Allerdings erfordern es die in den Gesetzesmaterialien genannten Zwecke, dass die tatsächliche Tätigkeitsausübung voraussichtlich nur vorübergehend unterbrochen und die Erwerbstätigkeit (ggf auch nach dem Ende der Partnerschaftsbonus-Zeit) im geplanten Umfang wieder aufgenommen wird. Denn nur dann besteht die Aussicht, dass die Eltern in eine partnerschaftliche Aufgabenteilung im Rahmen des gesetzlich vorgegebenen Zeitarrangements hineinwachsen und die angestrebte wirtschaftliche Absicherung der Familie unter partnerschaftlicher Aufgabenteilung in Familie und Beruf dauerhaft gewährleistet ist. Dies setzt notwendig voraus, dass das Arbeitsverhältnis oder bei Selbstständigen der Geschäftsbetrieb fortbestehen und keine anderen Gründe erkennbar sind, die einer Wiederaufnahme der konkreten Tätigkeitsausübung dauerhaft entgegenstehen.
dd) Nach alledem ist bereits nach der Systematik und dem Sinn und Zweck der Regelungen über das Elterngeld Plus als Partnerschaftsbonus die krankheitsbedingte Unterbrechung der konkreten Tätigkeitsausübung durch den Kläger als unschädlich für seinen Anspruch auf diese Leistung zu werten. Deshalb kann dahinstehen, ob dieses Ergebnis, wie im angegriffenen Berufungsurteil ausgeführt, auch aufgrund einer am allgemeinen Gleichheitssatz oder einem der speziellen Benachteiligungsverbote des Art 3 GG orientierten Auslegung geboten ist (vgl auch LSG Berlin-Brandenburg Urteil vom 25.4.2023 - L 4 EG 8/20 - juris RdNr 28) oder die an den Entgeltfortzahlungsanspruch anknüpfende Differenzierung angesichts des weiten Gestaltungsspielraums des Gesetzgebers bei der Ausgestaltung des Elterngelds (stRspr; vgl zB BSG Urteil vom 28.3.2019 - B 10 EG 6/18 R - SozR 4-7837 § 2b Nr 5 RdNr 25 ff) noch durch ausreichend gewichtige Gründe zu rechtfertigen wäre (so SG Hamburg Urteil vom 12.2.2020 - S 35 EG 3/19 - juris RdNr 5).
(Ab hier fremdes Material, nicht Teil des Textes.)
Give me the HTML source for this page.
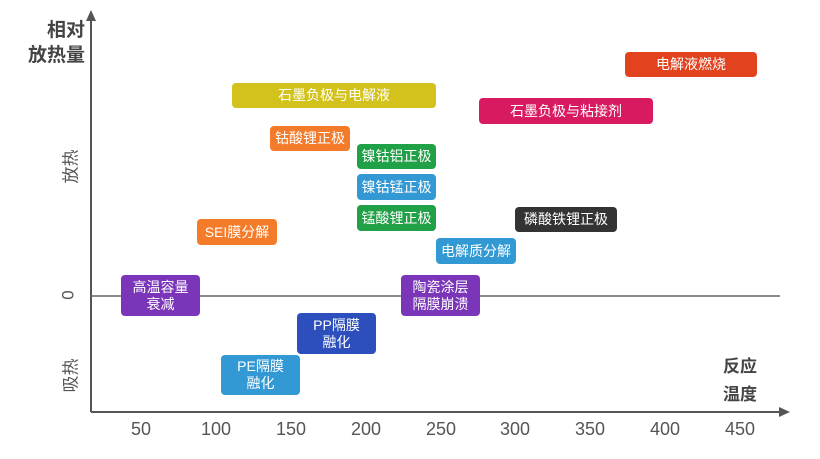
<!DOCTYPE html>
<html><head><meta charset="utf-8"><style>
body{margin:0;width:820px;height:459px;background:#fff;position:relative;overflow:hidden;font-family:"Liberation Sans","Noto Sans CJK SC",sans-serif}
.b{position:absolute;border-radius:4px;color:#fff;font-size:14px;display:flex;align-items:center;justify-content:center;text-align:center;line-height:17px}
.t{position:absolute;font-size:18px;color:#555;width:60px;text-align:center;top:419px}
.r{position:absolute;transform:rotate(-90deg);color:#555;font-size:17px}
</style></head><body>
<svg width="820" height="459" style="position:absolute;left:0;top:0">
<line x1="91" y1="412" x2="91" y2="18" stroke="#555" stroke-width="2"/>
<polygon points="91,10 86,21 96,21" fill="#555"/>
<line x1="91" y1="412" x2="782" y2="412" stroke="#555" stroke-width="2"/>
<polygon points="790,412 779,407 779,417" fill="#555"/>
<line x1="91" y1="296" x2="780" y2="296" stroke="#666" stroke-width="1.5"/>
</svg>
<div style="position:absolute;left:20px;top:18px;font-size:19px;font-weight:bold;color:#444;line-height:25px;text-align:right;width:65px">相对<br>放热量</div>
<div style="position:absolute;left:712px;top:353px;font-size:17px;font-weight:bold;color:#444;line-height:28px;text-align:right;width:45px">反应<br>温度</div>
<div class="r" style="left:52px;top:154px">放热</div>
<div class="r" style="left:64px;top:285px">0</div>
<div class="r" style="left:52px;top:363px">吸热</div>
<div class="t" style="left:111px">50</div><div class="t" style="left:186px">100</div><div class="t" style="left:261px">150</div><div class="t" style="left:336px">200</div><div class="t" style="left:411px">250</div><div class="t" style="left:485px">300</div><div class="t" style="left:560px">350</div><div class="t" style="left:635px">400</div><div class="t" style="left:710px">450</div>
<div class="b" style="left:625px;top:52px;width:132px;height:25px;background:#e2431e">电解液燃烧</div>
<div class="b" style="left:232px;top:83px;width:204px;height:25px;background:#d2c21b">石墨负极与电解液</div>
<div class="b" style="left:479px;top:98px;width:174px;height:26px;background:#d81b60">石墨负极与粘接剂</div>
<div class="b" style="left:270px;top:126px;width:80px;height:25px;background:#f47b2a">钴酸锂正极</div>
<div class="b" style="left:357px;top:144px;width:79px;height:25px;background:#20a047">镍钴铝正极</div>
<div class="b" style="left:357px;top:174px;width:79px;height:26px;background:#3399d4">镍钴锰正极</div>
<div class="b" style="left:357px;top:205px;width:79px;height:26px;background:#20a047">锰酸锂正极</div>
<div class="b" style="left:515px;top:207px;width:102px;height:25px;background:#333">磷酸铁锂正极</div>
<div class="b" style="left:197px;top:219px;width:80px;height:26px;background:#f47b2a">SEI膜分解</div>
<div class="b" style="left:436px;top:238px;width:80px;height:26px;background:#3399d4">电解质分解</div>
<div class="b" style="left:121px;top:275px;width:79px;height:41px;background:#7a35b8">高温容量<br>衰减</div>
<div class="b" style="left:401px;top:275px;width:79px;height:41px;background:#7a35b8">陶瓷涂层<br>隔膜崩溃</div>
<div class="b" style="left:297px;top:313px;width:79px;height:41px;background:#2c4fbd">PP隔膜<br>融化</div>
<div class="b" style="left:221px;top:355px;width:79px;height:40px;background:#3399d4">PE隔膜<br>融化</div>
</body></html>
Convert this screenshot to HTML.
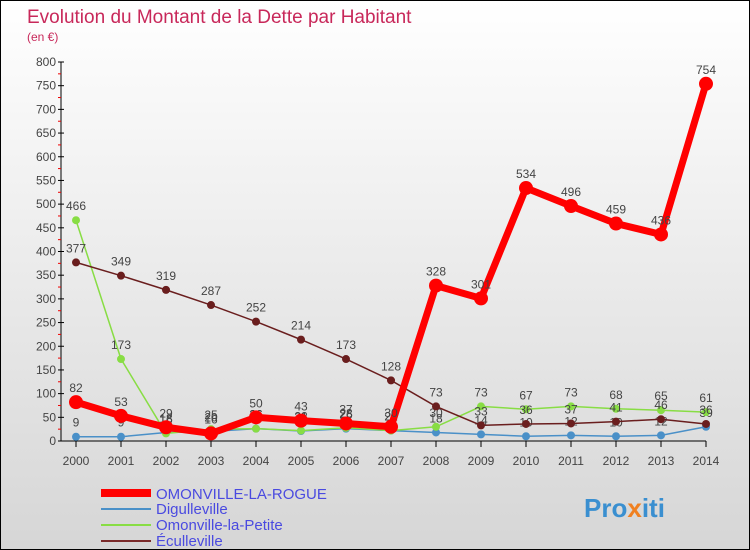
<!DOCTYPE html>
<html><head><meta charset="utf-8"><style>
body{margin:0}
#c{width:750px;height:550px;position:relative;overflow:hidden;box-sizing:border-box;border:1px solid #000;background:linear-gradient(#ffffff,#d6d6d6);font-family:"Liberation Sans",sans-serif}
</style></head><body>
<div id="c">
<svg id="s" width="750" height="550" style="position:absolute;left:0;top:0">
<text x="26" y="22" font-size="19" fill="#c8285a">Evolution du Montant de la Dette par Habitant</text>
<text x="26" y="40" font-size="12" fill="#c8285a">(en €)</text>
<g id="ax"></g><g id="ser"></g>
<g>
<line x1="100" y1="492" x2="150" y2="492" stroke="#ff0000" stroke-width="8"/>
<text x="155" y="498" font-size="15" fill="#4a4ae0">OMONVILLE-LA-ROGUE</text>
<line x1="100" y1="508" x2="150" y2="508" stroke="#4a90c8" stroke-width="2"/>
<text x="155" y="513" font-size="15" fill="#4a4ae0">Digulleville</text>
<line x1="100" y1="524" x2="150" y2="524" stroke="#88dd44" stroke-width="2"/>
<text x="155" y="529" font-size="15" fill="#4a4ae0">Omonville-la-Petite</text>
<line x1="100" y1="540" x2="150" y2="540" stroke="#7a2a2a" stroke-width="2"/>
<text x="155" y="545" font-size="15" fill="#4a4ae0">Éculleville</text>
</g>
<text x="583" y="516" font-size="26" font-weight="bold" fill="#3a8fd0">Pro<tspan fill="#f08020">x</tspan>iti</text>
</svg>
</div>
<script>
const years=[2000,2001,2002,2003,2004,2005,2006,2007,2008,2009,2010,2011,2012,2013,2014];
const rogue=[82,53,29,16,50,43,37,30,328,301,534,496,459,436,754];
const digul=[9,9,18,20,26,21,26,22,18,14,10,12,10,12,30];
const petite=[466,173,16,25,26,22,28,22,30,73,67,73,68,65,61];
const ecul=[377,349,319,287,252,214,173,128,73,33,36,37,41,46,36];
const yTicks=[0,50,100,150,200,250,300,350,400,450,500,550,600,650,700,750,800];
const NS="http://www.w3.org/2000/svg";
const X=i=>75+i*45, Y=v=>440-v*(379/800);
function mk(t,a,p,name){const e=document.createElementNS(NS,t);for(const k in a)e.setAttribute(k,a[k]);


p.appendChild(e);return e;}
const ax=document.getElementById('ax'),ser=document.getElementById('ser');
mk('line',{x1:60,y1:61,x2:60,y2:440,stroke:'#000'},ax,'y-axis');
mk('line',{x1:60,y1:440,x2:705,y2:440,stroke:'#000'},ax,'x-axis');
yTicks.forEach((v,i)=>{mk('line',{x1:57,y1:Y(v),x2:63,y2:Y(v),stroke:'#000'},ax,'y-tick');
if(i<yTicks.length-1)mk('line',{x1:57,y1:Y(v+25),x2:60,y2:Y(v+25),stroke:'#e00'},ax,'y-minor-tick');
const t=mk('text',{x:55,y:Y(v)+4,'font-size':12,fill:'#444','text-anchor':'end'},ax,'y-tick-label');t.textContent=v;});
years.forEach((y,i)=>{mk('line',{x1:X(i),y1:440,x2:X(i),y2:446,stroke:'#000'},ax,'x-tick');
const t=mk('text',{x:X(i),y:464,'font-size':12,fill:'#444','text-anchor':'middle'},ax,'x-tick-label');t.textContent=y;});
function series(d,col,w,r,name){
mk('polyline',{points:d.map((v,i)=>X(i)+','+Y(v)).join(' '),fill:'none',stroke:col,'stroke-width':w},ser,name+'-line');
d.forEach((v,i)=>{mk('circle',{cx:X(i),cy:Y(v),r:r,fill:col},ser,name+'-point');
const t=mk('text',{x:X(i),y:Y(v)-10,'font-size':12,fill:'#444','text-anchor':'middle'},ser,name+'-value');t.textContent=v;});}
series(digul,'#4a90c8',1.5,4,'digulleville');
series(petite,'#88dd44',1.5,4,'omonville-la-petite');
series(ecul,'#6a1e1e',1.5,4,'eculleville');
series(rogue,'#ff0000',7,7,'omonville-la-rogue');
</script>
</body></html>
2. Der angefochtene Bescheid ist auch nicht zumindest teilweise rechtmäßig, weil es durch Lohnfortzahlung und Krankengeldbezug des Klägers zu einer Überzahlung von Elterngeld Plus gekommen wäre. Eine solche Überzahlung hat das LSG auf Grundlage der Proberechnung der Beklagten ausgeschlossen und wird von der Beklagten nicht geltend gemacht. Für eine solche Überzahlung bestehen auch sonst keine Anhaltspunkte.
C. Die Kostenentscheidung folgt aus § 193 SGG und trägt dem Unterliegen der Beklagten als Revisionsführerin Rechnung.